The Rightful Role of Data Observability within DataOps
ABSTRACT: Enterprises should adopt data observability as the monitoring foundation for a smarter version of DataOps, rather than a standalone initiative.
Data observability creates justified enthusiasm about enabling the delivery of timely, accurate data.
But to get the right results, enterprises should integrate this emerging discipline into a full DataOps program. Data engineering teams that adopt data observability as the foundation for smarter DataOps—rather than a standalone initiative—can improve the odds they’ll meet stringent business demands. They can build, test, and update better data pipelines, and weave them together with more reliable workflows.
This blog defines the architecture that supports this unified approach.
Definitions
DataOps is an established discipline for building and managing data pipelines. It applies principles of DevOps, agile software development, and total quality management to data pipelines to help deliver timely, accurate data to the business. DataOps comprises testing, continuous integration and deployment (CI/CD), orchestration, and monitoring. My colleagues Wayne Eckerson, Joe Hilleary, and Dave Wells have written extensively about DataOps.

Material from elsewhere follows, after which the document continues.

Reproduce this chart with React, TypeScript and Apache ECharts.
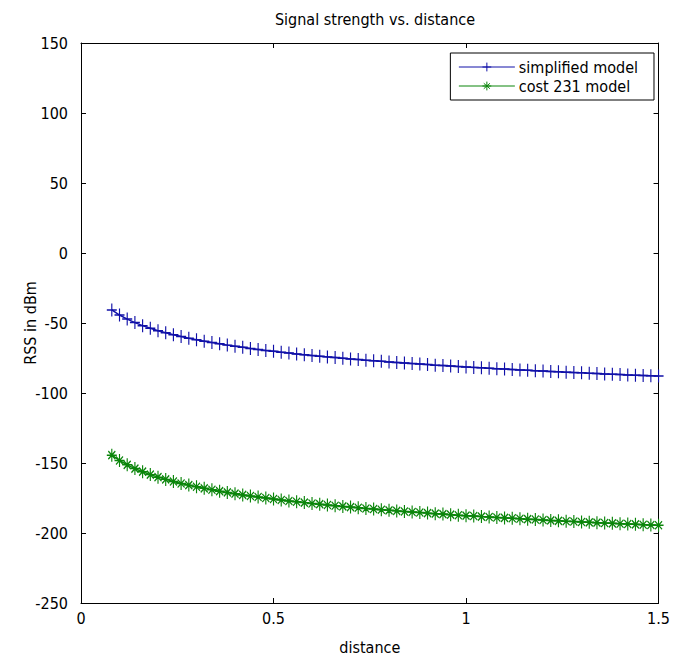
import React, { useEffect, useRef } from "react";
import * as echarts from "echarts";

const distances = [
  0.08, 0.1, 0.12, 0.14, 0.16, 0.18, 0.2, 0.22, 0.24, 0.26, 0.28, 0.3, 0.32, 0.34, 0.36, 0.38,
  0.4, 0.42, 0.44, 0.46, 0.48, 0.5, 0.52, 0.54, 0.56, 0.58, 0.6, 0.62, 0.64, 0.66, 0.68, 0.7,
  0.72, 0.74, 0.76, 0.78, 0.8, 0.82, 0.84, 0.86, 0.88, 0.9, 0.92, 0.94, 0.96, 0.98, 1.0, 1.02,
  1.04, 1.06, 1.08, 1.1, 1.12, 1.14, 1.16, 1.18, 1.2, 1.22, 1.24, 1.26, 1.28, 1.3, 1.32, 1.34,
  1.36, 1.38, 1.4, 1.42, 1.44, 1.46, 1.48, 1.5,
];

const simplifiedModel = [
  -40.7, -44.3, -47.2, -49.7, -51.9, -53.8, -55.5, -57.0, -58.4, -59.7, -60.9, -62.0, -63.0, -64.0, -64.9, -65.8,
  -66.6, -67.4, -68.2, -68.9, -69.6, -70.2, -70.9, -71.5, -72.1, -72.6, -73.2, -73.7, -74.2, -74.7, -75.2, -75.7,
  -76.1, -76.6, -77.0, -77.4, -77.8, -78.2, -78.6, -79.0, -79.3, -79.7, -80.1, -80.4, -80.7, -81.1, -81.4, -81.7,
  -82.0, -82.3, -82.6, -82.9, -83.2, -83.5, -83.8, -84.1, -84.3, -84.6, -84.9, -85.1, -85.4, -85.6, -85.9, -86.1,
  -86.4, -86.6, -86.8, -87.1, -87.3, -87.5, -87.7, -87.9,
];

const cost231Model = [
  -144.4, -148.2, -151.3, -154.0, -156.2, -158.3, -160.1, -161.7, -163.2, -164.6, -165.8, -167.0, -168.1, -169.1, -170.1, -171.0,
  -171.9, -172.8, -173.6, -174.3, -175.0, -175.7, -176.4, -177.1, -177.7, -178.3, -178.9, -179.4, -180.0, -180.5, -181.0, -181.5,
  -182.0, -182.5, -182.9, -183.4, -183.8, -184.2, -184.6, -185.0, -185.4, -185.8, -186.2, -186.5, -186.9, -187.3, -187.6, -187.9,
  -188.3, -188.6, -188.9, -189.2, -189.5, -189.8, -190.1, -190.4, -190.7, -191.0, -191.3, -191.6, -191.8, -192.1, -192.4, -192.6,
  -192.9, -193.1, -193.4, -193.6, -193.8, -194.1, -194.3, -194.5,
];

const seriesNames = ["simplified model", "cost 231 model"];
const xRange = [0, 1.5];
const xStep = 0.5;
const yRange = [-250, 150];
const yStep = 50;

const FONT = "'DejaVu Sans Condensed', 'Liberation Sans Narrow', sans-serif";
const PLUS = "path://M0,6.5L10,6.5M5,0L5,13";
const STAR = "path://M0,6.5L10,6.5M5,0L5,13M1.5,2.5L8.5,10.5M8.5,2.5L1.5,10.5";
const BLUE = "#1010a8";
const GREEN = "#0a850a";

export default function App() {
  const ref = useRef<HTMLDivElement>(null);
  useEffect(() => {
    if (!ref.current) return;
    const chart = echarts.init(ref.current, undefined, { renderer: "svg" });
    const axisCommon = {
      type: "value" as const,
      axisLine: { show: true, onZero: false, lineStyle: { color: "#000", width: 1 } },
      axisTick: { show: true, inside: true, length: 5, lineStyle: { color: "#000", width: 1 } },
      splitLine: { show: false },
    };
    const labelStyle = { color: "#000", fontSize: 16, fontFamily: FONT };
    chart.setOption({
      animation: false,
      backgroundColor: "#fff",
      title: {
        text: "Signal strength vs. distance",
        left: 370,
        textAlign: "center",
        top: 6,
        textStyle: { color: "#000", fontSize: 16, fontWeight: "normal", fontFamily: FONT },
      },
      grid: { left: 81, right: 11, top: 43, bottom: 58 },
      xAxis: [
        {
          ...axisCommon,
          position: "bottom",
          min: xRange[0],
          max: xRange[1],
          interval: xStep,
          axisLabel: { ...labelStyle, margin: 7 },
          name: "distance",
          nameLocation: "middle",
          nameGap: 36,
          nameMoveOverlap: false,
          nameTextStyle: labelStyle,
        },
        {
          ...axisCommon,
          position: "top",
          min: xRange[0],
          max: xRange[1],
          interval: xStep,
          axisLabel: { show: false },
        },
      ],
      yAxis: [
        {
          ...axisCommon,
          position: "left",
          min: yRange[0],
          max: yRange[1],
          interval: yStep,
          axisLabel: { ...labelStyle, margin: 13 },
          name: "RSS in dBm",
          nameLocation: "middle",
          nameGap: 43,
          nameMoveOverlap: false,
          nameTextStyle: labelStyle,
        },
        {
          ...axisCommon,
          position: "right",
          min: yRange[0],
          max: yRange[1],
          interval: yStep,
          axisLabel: { show: false },
        },
      ],
      legend: {
        orient: "vertical",
        right: 19,
        top: 53,
        borderColor: "#000",
        borderWidth: 1,
        padding: [6, 16, 6, 8],
        itemGap: 3,
        itemWidth: 56,
        itemHeight: 11,
        lineStyle: { width: 1 },
        itemStyle: { borderWidth: 1 },
        textStyle: { ...labelStyle, padding: [0, 0, 0, -1] },
        data: seriesNames,
      },
      series: [
        {
          name: seriesNames[0],
          type: "line",
          data: distances.map((d, i) => [d, simplifiedModel[i]]),
          symbol: PLUS,
          symbolSize: [10, 13],
          lineStyle: { color: BLUE, width: 1.5 },
          itemStyle: { color: "none", borderColor: BLUE, borderWidth: 1.3 },
          showSymbol: true,
          showAllSymbol: true,
        },
        {
          name: seriesNames[1],
          type: "line",
          data: distances.map((d, i) => [d, cost231Model[i]]),
          symbol: STAR,
          symbolSize: [10, 13],
          lineStyle: { color: GREEN, width: 1.5 },
          itemStyle: { color: "none", borderColor: GREEN, borderWidth: 1.3 },
          showSymbol: true,
          showAllSymbol: true,
        },
      ],
    });
    return () => chart.dispose();
  }, []);
  return (
    <div
      ref={ref}
      style={{ position: "fixed", left: 0, top: 0, width: 673, height: 661, background: "#fff" }}
    />
  );
}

Data observability, meanwhile, is an emerging discipline for studying the health of enterprise data environments, using techniques adapted from governance tools and application performance management. It includes data quality observability, which monitors the quality and timeliness of data. It also includes data pipeline observability, which monitors the quality and performance of data pipelines, including the infrastructure that supports them. My earlier blog The Five Shades of Observability, described a taxonomy that encompasses these segments as well as business, operations, and ML model observability.
Architecture
Now let’s explore how the DataOps elements of testing, CI/CD, orchestration, and data observability (the new version of monitoring) come together.
Testing. Data engineers build tests into their pipelines to examine and validate data pipelines. They inspect code, execute functions, then assess behavior and results. They also perform A/B tests that compare pipelines so they can choose the best version. DataOps tools such as DataKitchen help test pipelines at each stage of development and production, then spot and fix errors before they affect consumers.
Continuous Integration / Continuous Deployment (CI/CD). Data engineers iterate both pipelines and datasets to maintain quality standards while relying on a single version of truth for production. They might branch a version of pipeline code into a development platform such as GitHub so they can fix errors or make enhancements, test it again, then merge the revised code back into production. In a similar fashion, they might branch versions of data using new platforms such as Project Nessie, then revise and merge as needed.
Orchestration. Data engineers automate data pipelines by grouping their tasks into workflows that transform and move data between various stores, algorithms, processors, applications, and micro services. Orchestration tools such as Apache Airflow help them build, schedule, track, and reuse workflows. By orchestrating these various workflows and elements, data engineers reduce the repetitive work of managing data pipelines.
Enter data observability
Data observability helps ensure the quality and performance of both data and pipelines.
Let’s start with the data. Data engineers profile datasets—at rest or in flight—to check that formats, data types, and value ranges fit expectations. They use machine learning to hunt for anomalies such as conflicting records, schema changes, or sudden value changes. When they spot issues, they check lineage to find and remediate the root cause. Data observability tools such as Metaplane, Bigeye, Monte Carlo, Anomalo, Acceldata, and Databand help perform this work.
Data observability also optimizes the performance of data pipelines. Data engineers monitor indicators such as the status of transformation jobs, utilization of Apache Spark clusters, or availability of Amazon EC2 compute instances. When something goes sideways, they analyze logs and traces to identify the root cause. They also track data usage to manage cost and improve compliance. Tools such as Unravel and Acceldata help perform this work.
Better together
By extracting the right signals from lots of noise, data observability makes testing, CI/CD, and orchestration more effective. Here’s how.
Testing becomes more efficient and effective because data engineers better understand the root cause that broke the last pipeline. They also understand the full sequence of pipeline tasks and their typical KPI ranges. Knowledge like this help data engineers test just the right weak spots so they can put better pipelines into production faster.
CI/CD becomes more efficient and effective because data engineers design pipelines and make enhancements that avoid known risks. They accelerate the branching and merging of pipeline code, with higher confidence as they go into production.
Orchestration becomes more efficient and effective because data engineers have more reliable code to bake into reusable workflows. They reduce the risk that they’ll automate and replicate error-prone pipelines.
Like most hyped-up tech concepts, data observability can lead to disappointment… unless you combine it with older and more proven practices. Data engineering teams that combine data observability with proven DataOps practices might just meet their expectations and deliver new value to business teams.